The latest successful challenge to self-employment status against Addison Lee is hardly surprising. It follows similar cases against other courier companies, some of which were dealt with by the same Employment Judge.
Tribunal decisions are not legally binding although they are setting a precedent. However, unless other Addison Lee couriers bring their own claims, there is no obligation for AL to pay them the national minimum/living wage, holiday pay and sick pay.
What will make a difference to self-employed workers is the implementation of the Taylor Review of Modern Working Practices. This was published in July 2017 and recommends a new ‘dependent contractor’ status to replace ‘workers’ with a simplified test to determine status. This will have more emphasis on control rather than personal service to prevent claims being defeated by a genuine substitution clause in a contract, as applies at present. The review also recommends that the burden of proof to prove employment status should be on the employer rather than the individual.

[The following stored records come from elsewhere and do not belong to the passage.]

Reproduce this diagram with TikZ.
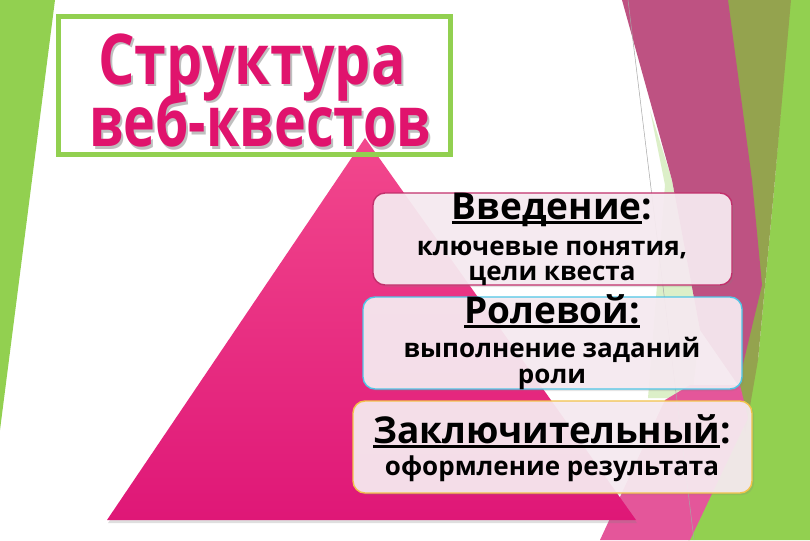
\documentclass[tikz,border=0pt]{standalone}
\usepackage{fontspec}
\setmainfont{Open Sans}
\usetikzlibrary{shadows}
\definecolor{leafgreen}{HTML}{92D050}
\definecolor{olivestrip}{HTML}{94A34E}
\definecolor{mauve}{HTML}{BE5282}
\definecolor{lightrose}{HTML}{E4569A}
\definecolor{palegreen}{HTML}{DCEFC8}
\definecolor{pyrtop}{HTML}{F2488D}
\definecolor{pyrbottom}{HTML}{DF1777}
\definecolor{titlepink}{HTML}{E0136D}
\definecolor{boxfill}{HTML}{F7EBF1}
\definecolor{introline}{HTML}{C2306C}
\definecolor{roleline}{HTML}{4FC6E6}
\definecolor{finalline}{HTML}{F2C24A}
\newcommand\ulword[1]{\setbox0\hbox{#1}\rlap{\rule[-5pt]{\wd0}{2.6pt}}\box0}
\newcommand\shadowword[2]{\rlap{\kern2pt\raisebox{-2pt}{\color{gray!50}\scalebox{#1}[1]{#2}}}\scalebox{#1}[1]{#2}}
\begin{document}
\begin{tikzpicture}[x=1pt,y=-1pt,
  stage/.style={rounded corners=12pt,fill=boxfill,fill opacity=0.93,
    line width=1.4pt,minimum height=92pt,inner sep=0pt,
    drop shadow={opacity=0.2,shadow xshift=2pt,shadow yshift=-2pt}},
  head/.style={font=\bfseries\fontsize{37}{37}\selectfont,anchor=base,inner sep=0pt},
  sub/.style={font=\bfseries\fontsize{26}{26}\selectfont,anchor=base,inner sep=0pt},
  title/.style={font=\bfseries\fontsize{70}{70}\selectfont,anchor=base,inner sep=0pt,text=titlepink}]
  \useasboundingbox (0,0) rectangle (810,540);
  \fill[white] (0,0) rectangle (810,540);

  % background facets
  \fill[leafgreen] (0,0) -- (55,0) -- (0,430) -- cycle;
  \fill[leafgreen] (790,0) -- (810,0) -- (810,540) -- (688,540) -- (758,360) -- (774,190) -- cycle;
  \fill[olivestrip] (727,0) -- (791,0) -- (774,190) -- (758,360) -- (745,435) -- (730,300) -- cycle;
  \fill[palegreen] (650,110) -- (672,180) -- (700,330) -- (692,398) -- (648,398) -- (665,185) -- cycle;
  \fill[mauve] (622,0) -- (728,0) -- (752,180) -- (762,285) -- (738,385) -- (700,330) -- (672,180) -- cycle;
  \fill[lightrose] (600,540) -- (690,540) -- (748,418) -- (740,385) -- (690,385) -- (665,400) -- cycle;
  \draw[gray!70,line width=0.5pt] (628,0) -- (694,540);

  % pyramid
  \shade[top color=pyrtop,bottom color=pyrbottom,
    drop shadow={opacity=0.25,shadow xshift=1pt,shadow yshift=-3pt}]
    (365,138) -- (636,520) -- (107,520) -- cycle;

  % title
  \draw[leafgreen,line width=5pt] (58,17) rectangle (450,155);
  \node[title] (t1) at (252,85) {\shadowword{0.82}{Структура}};
  \node[title] (t2) at (260,147) {\shadowword{0.77}{веб-квестов}};

  % stages
  \node[stage,draw=introline,minimum width=359pt] (intro) at (552.5,239) {};
  \node[stage,draw=roleline,minimum width=379pt] (role) at (552.5,343) {};
  \node[stage,draw=finalline,minimum width=399pt] (final) at (552.5,447) {};

  \node[head] (introh) at (552,219) {\ulword{Введение}:};
  \node[sub] (intro1) at (552,255) {ключевые понятия,};
  \node[sub] (intro2) at (552,280) {цели квеста};

  \node[head] (roleh) at (552,323) {\ulword{Ролевой:}};
  \node[sub] (role1) at (552,357) {выполнение заданий};
  \node[sub] (role2) at (552,383) {роли};

  \node[head] (finalh) at (552,443) {\ulword{Заключительный}:};
  \node[sub] (final1) at (552,475) {оформление результата};
\end{tikzpicture}
\end{document}
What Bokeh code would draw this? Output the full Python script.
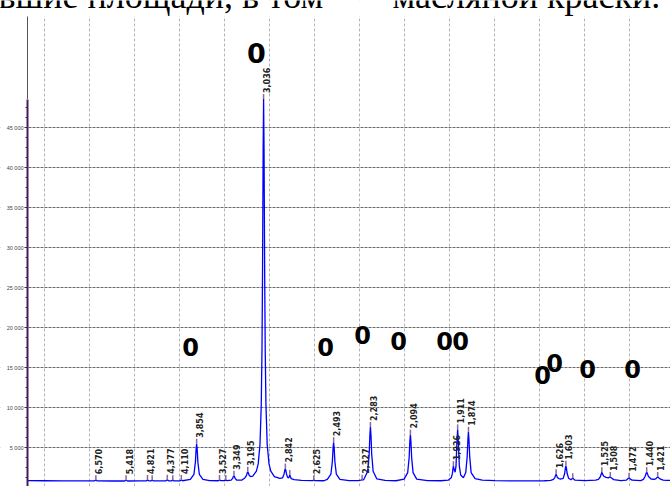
from math import asin, degrees, pi

from bokeh.core.properties import value
from bokeh.embed import file_html
from bokeh.models import FixedTicker, Grid, LinearAxis, Range1d
from bokeh.plotting import figure
from bokeh.resources import INLINE

# ---------------- data ----------------
WAVELENGTH = 1.7902  # Co K-alpha, Angstrom

# labelled reflections: d-spacing (A) and height of the curve at the peak (counts)
d_labels = [6.570, 5.418, 4.821, 4.377, 4.110, 3.854, 3.527, 3.349, 3.195, 3.036,
            2.842, 2.625, 2.493, 2.327, 2.283, 2.094, 1.926, 1.911, 1.874, 1.626,
            1.603, 1.525, 1.508, 1.472, 1.440, 1.421]
label_tops = [950, 950, 980, 1000, 980, 5500, 980, 1500, 2000, 48600,
              2400, 950, 5700, 1000, 7600, 6650, 2700, 7300, 7000, 1700,
              2750, 1950, 1350, 1250, 1950, 1350]

# unlabelled peak marks (2theta, counts)
mark_2theta = [21.92, 24.21, 30.10, 37.21, 68.65]
mark_tops = [950, 950, 960, 1600, 1200]

# measured pattern (2theta, counts)
curve_points = [
    (8.07, 900), (10.0, 880), (12.0, 870), (14.0, 860), (15.50, 860), (15.66, 950),
    (15.82, 860), (17.5, 850), (18.86, 850), (19.02, 950), (19.18, 850), (20.5, 860),
    (21.26, 860), (21.40, 980), (21.54, 870), (21.78, 860), (21.92, 950), (22.06, 860),
    (23.0, 860), (23.46, 870), (23.60, 1000), (23.74, 880), (24.07, 870), (24.21, 950),
    (24.35, 870), (25.02, 870), (25.16, 980), (25.30, 880), (26.16, 1040), (26.56, 1690),
    (26.72, 3175), (26.80, 4800), (26.86, 5500), (26.92, 4800), (27.00, 3175), (27.16, 1690),
    (27.56, 1040), (28.3, 900), (29.26, 880), (29.40, 980), (29.54, 890), (29.96, 890),
    (30.10, 960), (30.24, 900), (30.70, 967), (30.86, 1175), (30.94, 1400), (31.00, 1500),
    (31.06, 1400), (31.14, 1175), (31.30, 970), (31.9, 960), (32.24, 1270), (32.40, 1555),
    (32.48, 1866), (32.54, 2000), (32.60, 1880), (32.68, 1600), (32.84, 1390), (33.10, 1470),
    (33.50, 2080), (33.70, 2990), (33.90, 5410), (34.04, 10400), (34.12, 17220), (34.18, 26630),
    (34.22, 35480), (34.25, 42440), (34.30, 48600), (34.35, 42440), (34.38, 35480), (34.42, 26630),
    (34.48, 17220), (34.56, 10400), (34.70, 5410), (34.90, 2990), (35.10, 2080), (35.50, 1400),
    (36.10, 1170), (36.41, 1244), (36.57, 1695), (36.65, 2190), (36.71, 2400), (36.77, 2190),
    (36.85, 1695), (36.97, 1300), (37.10, 1250), (37.16, 1450), (37.21, 1600), (37.27, 1420),
    (37.36, 1150), (37.70, 1020), (38.5, 930), (39.74, 890), (39.88, 950), (40.02, 890),
    (41.0, 880), (41.38, 1044), (41.78, 1723), (41.94, 3275), (42.02, 4973), (42.08, 5700),
    (42.14, 4973), (42.22, 3275), (42.38, 1723), (42.78, 1044), (43.8, 890), (44.8, 900),
    (45.10, 950), (45.24, 1000), (45.36, 980), (45.47, 1120), (45.87, 2065), (46.03, 4225),
    (46.11, 6588), (46.17, 7600), (46.23, 6588), (46.31, 4225), (46.47, 2065), (46.87, 1120),
    (47.8, 930), (49.0, 880), (49.91, 1082), (50.31, 1894), (50.47, 3750), (50.55, 5780),
    (50.61, 6650), (50.67, 5780), (50.75, 3750), (50.91, 1894), (51.31, 1082), (52.5, 900),
    (54.0, 880), (54.8, 950), (55.15, 1250), (55.28, 1800), (55.34, 2400), (55.39, 2700),
    (55.46, 2350), (55.58, 1950), (55.68, 2700), (55.77, 5400), (55.86, 7300), (55.95, 5400),
    (56.05, 2700), (56.20, 1600), (56.50, 1250), (56.76, 1900), (56.92, 3900), (57.00, 6000),
    (57.06, 7000), (57.12, 6000), (57.20, 3900), (57.36, 1900), (57.80, 1150), (58.6, 950),
    (60.0, 890), (62.0, 870), (64.0, 860), (65.5, 880), (66.2, 930), (66.50, 1050),
    (66.66, 1280), (66.74, 1550), (66.80, 1700), (66.86, 1550), (66.94, 1300), (67.10, 1150),
    (67.35, 1100), (67.59, 1180), (67.75, 1780), (67.83, 2420), (67.89, 2750), (67.95, 2420),
    (68.03, 1780), (68.19, 1200), (68.45, 1000), (68.58, 1150), (68.65, 1200), (68.72, 1120),
    (68.90, 950), (70.0, 890), (71.2, 950), (71.50, 1050), (71.70, 1350), (71.80, 1650),
    (71.88, 1950), (71.96, 1700), (72.10, 1450), (72.35, 1300), (72.60, 1250), (72.75, 1330),
    (72.83, 1350), (72.95, 1220), (73.2, 1020), (74.0, 900), (74.60, 950), (74.80, 1150),
    (74.91, 1250), (75.02, 1120), (75.25, 950), (76.2, 900), (76.50, 1050), (76.70, 1450),
    (76.80, 1800), (76.87, 1950), (76.94, 1800), (77.06, 1400), (77.35, 1100), (77.70, 1050),
    (77.90, 1150), (78.00, 1280), (78.09, 1350), (78.20, 1250), (78.40, 1080), (78.70, 960),
    (79.10, 930), (79.51, 920),
]

# hand-drawn phase marks "0" (2theta, counts)
big_mark_2theta = [33.51]
big_mark_counts = [54290]
mark0_2theta = [26.18, 41.18, 45.29, 49.29, 54.40, 56.18, 65.29, 66.62, 70.29, 75.29]
mark0_counts = [17660, 17660, 19160, 18410, 18410, 18410, 14040, 15540, 14790, 14790]

# axis ticks
ytick_values = [5000, 10000, 15000, 20000, 25000, 30000, 35000, 40000, 45000]
ytick_labels = ["5 000", "10 000", "15 000", "20 000", "25 000", "30 000", "35 000", "40 000", "45 000"]
yminor_values = [1250 * i for i in range(1, 39)]
xgrid_values = [10, 15, 20, 25, 30, 35, 40, 45, 50, 55, 60, 65, 70, 75]

# surrounding document text (cut off at the top of the scan)
doc_text_left = "вшие площади, в том"
doc_text_right = "масляной краски."

# ---------------- derived ----------------
curve_2theta = [pt[0] for pt in curve_points]
curve_counts = [pt[1] for pt in curve_points]
label_2theta = [2 * degrees(asin(WAVELENGTH / (2 * d))) for d in d_labels]
label_text = [f"{d:.3f}".replace(".", ",") for d in d_labels]

# ---------------- view ----------------
X_START, X_END = 5.0667, 79.511
Y_START, Y_END = 162.5, 60912.5
AXIS_X = 8.067
GRID_TOP = 58912.5
TEXT_Y = 60537.5
AXIS_TOP = max(curve_counts)

p = figure(width=670, height=486, output_backend="svg", toolbar_location=None,
           x_range=Range1d(X_START, X_END), y_range=Range1d(Y_START, Y_END),
           x_axis_location=None, y_axis_location=None,
           min_border_left=0, min_border_right=0, min_border_top=0, min_border_bottom=0)
p.outline_line_color = None
p.background_fill_color = "white"
p.border_fill_color = "white"

p.center = [c for c in p.center if not isinstance(c, Grid)]
xg = Grid(dimension=0, ticker=FixedTicker(ticks=xgrid_values),
          grid_line_color="#b4b4b4", grid_line_dash="3 2", grid_line_width=1)
yg = Grid(dimension=1, ticker=FixedTicker(ticks=ytick_values),
          grid_line_color="#6a6a6a", grid_line_dash="3 1", grid_line_width=1.2)
p.add_layout(xg, "center")
p.add_layout(yg, "center")

yaxis = LinearAxis(fixed_location=AXIS_X,
                   ticker=FixedTicker(ticks=ytick_values, minor_ticks=yminor_values),
                   bounds=(Y_START, AXIS_TOP))
yaxis.major_label_overrides = {v: lab for v, lab in zip(ytick_values, ytick_labels)}
yaxis.axis_line_color = "#4a1a5e"
yaxis.axis_line_width = 2
yaxis.major_tick_in = 0
yaxis.major_tick_out = 3
yaxis.minor_tick_in = 0
yaxis.minor_tick_out = 2
yaxis.major_tick_line_color = "#333333"
yaxis.minor_tick_line_color = "#333333"
yaxis.major_label_text_font = "Liberation Sans"
yaxis.major_label_text_font_size = "5.5px"
yaxis.major_label_text_color = "#444444"
yaxis.major_label_standoff = 1
p.add_layout(yaxis, "left")

# white masks: left of the axis and the strip above the grid
p.quad(left=[X_START, X_START], right=[AXIS_X, X_END], bottom=[Y_START, GRID_TOP],
       top=[Y_END, Y_END], fill_color="white", line_color=None)
p.segment(x0=[AXIS_X], y0=[AXIS_TOP], x1=[AXIS_X], y1=[GRID_TOP],
          line_color="#555555", line_width=1)

# pattern
p.line(curve_2theta, curve_counts, line_color="#0000ff", line_width=1.3)

# peak marks
p.ray(x=label_2theta + mark_2theta, y=label_tops + mark_tops, length=5, length_units="screen",
      angle=pi / 2, line_color="#8a6a9a", line_width=1.5)
p.text(x=label_2theta, y=label_tops, text=label_text, angle=pi / 2,
       x_offset=3, y_offset=-6, text_align="left", text_baseline="alphabetic",
       text_font=value("DejaVu Sans"), text_font_style="bold", text_font_size="8px",
       text_color="#222222")

# phase marks
p.text(x=big_mark_2theta, y=big_mark_counts, text=["0"], text_align="center",
       text_baseline="middle", text_font=value("DejaVu Sans"), text_font_style="bold",
       text_font_size="27px", text_color="black")
p.text(x=mark0_2theta, y=mark0_counts, text=["0"] * len(mark0_2theta), text_align="center",
       text_baseline="middle", text_font=value("DejaVu Sans"), text_font_style="bold",
       text_font_size="24px", text_color="black")

# document text (only the lower part of the line is inside the scan)
p.text(x=[5.289], y=[TEXT_Y], text=[doc_text_left], text_align="left", x_offset=-4,
       y_offset=-8, text_baseline="alphabetic", text_font=value("Liberation Serif"),
       text_font_size="36px", text_color="black")
p.text(x=[48.62], y=[TEXT_Y], text=[doc_text_right], text_align="left",
       y_offset=-8, text_baseline="alphabetic", text_font=value("Liberation Serif"),
       text_font_size="36px", text_color="black")

open("out.html", "w").write(file_html(p, INLINE))
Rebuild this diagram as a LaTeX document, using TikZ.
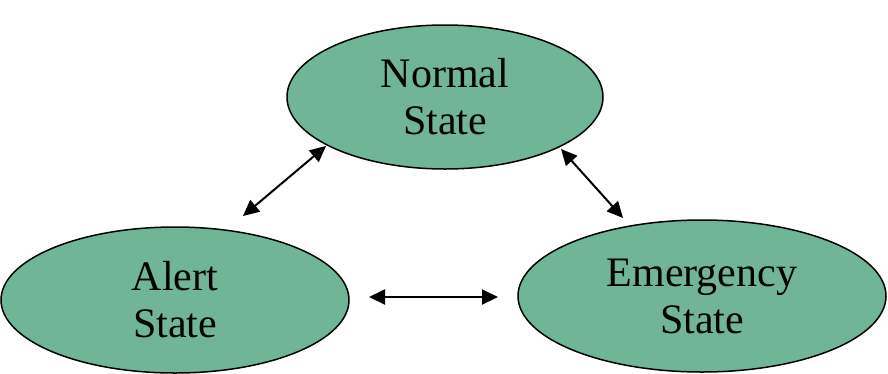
\documentclass[tikz,border=0pt]{standalone}
\usepackage{fontspec}
\setmainfont{Liberation Serif}
\usetikzlibrary{shapes.geometric,arrows.meta}

\definecolor{stategreen}{RGB}{112,182,150}

\tikzset{
  state/.style={ellipse, draw=black, line width=1.5pt, fill=stategreen,
    inner sep=0pt, align=center, font=\fontsize{42}{47}\selectfont},
  link/.style={line width=2pt, {Triangle[length=16pt,width=15pt]}-{Triangle[length=16pt,width=15pt]}}
}

\begin{document}
\begin{tikzpicture}[x=1pt, y=-1pt]
  \useasboundingbox (0,0) rectangle (888,373);
  \node[state, minimum width=316pt, minimum height=144pt] (normal) at (445,97) {Normal\\State};
  \node[state, minimum width=348pt, minimum height=146pt] (alert) at (175,300) {Alert\\State};
  \node[state, minimum width=368pt, minimum height=152pt] (emergency) at (702,296) {Emergency\\State};
  \coordinate (na) at (326,146);
  \coordinate (an) at (243,216);
  \coordinate (ne) at (561,149);
  \coordinate (en) at (623,218);
  \coordinate (ae) at (369,297);
  \coordinate (ea) at (498,297);
  \draw[link] (an)--(na);
  \draw[link] (ne)--(en);
  \draw[link] (ae)--(ea);
\end{tikzpicture}
\end{document}
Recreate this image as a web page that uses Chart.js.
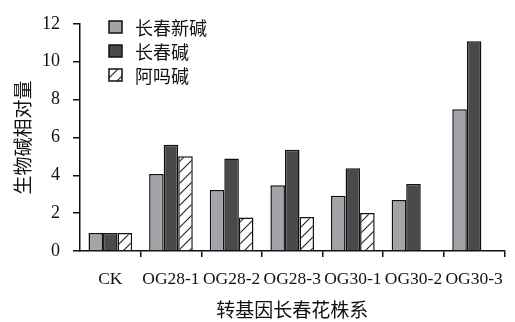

Dependent contractors would be entitled to the national minimum/living wage, holiday pay and statutory sick pay. They would also be entitled to a written statement of terms at the start of their engagement backed up by a standalone right to compensation for failure to comply.
However, workers could find themselves being taxed on an employed rather than self-employed basis as applies, at present. The review recommends aligning the definition of self-employment for employment law and tax purposes. For tax purposes individuals are either employed or self-employed (not workers).
Unfortunately, there seems to be no political will (by either main party) to implement the Taylor Report, at present. With the abolition of tribunal fees, we can expect more challenges to self-employed status, but some employers are now starting to take a different view including offering some form of sick pay for self-employed workers and limited guaranteed hours for workers on zero hours contracts.
The ruling at the Central London Employment Tribunal that the cycle courier should be classed as a ‘worker’ follows similar verdicts in cases brought against Uber, City Sprint, Excel and eCourier.
It comes as the Government considers recommendations from a Downing Street review to bring in a new law that any self-employed worker under ‘control’ or ‘supervision’ from their contracting company should be considered a ‘dependent contractor’ and benefit from holiday pay, sick pay and the minimum wage.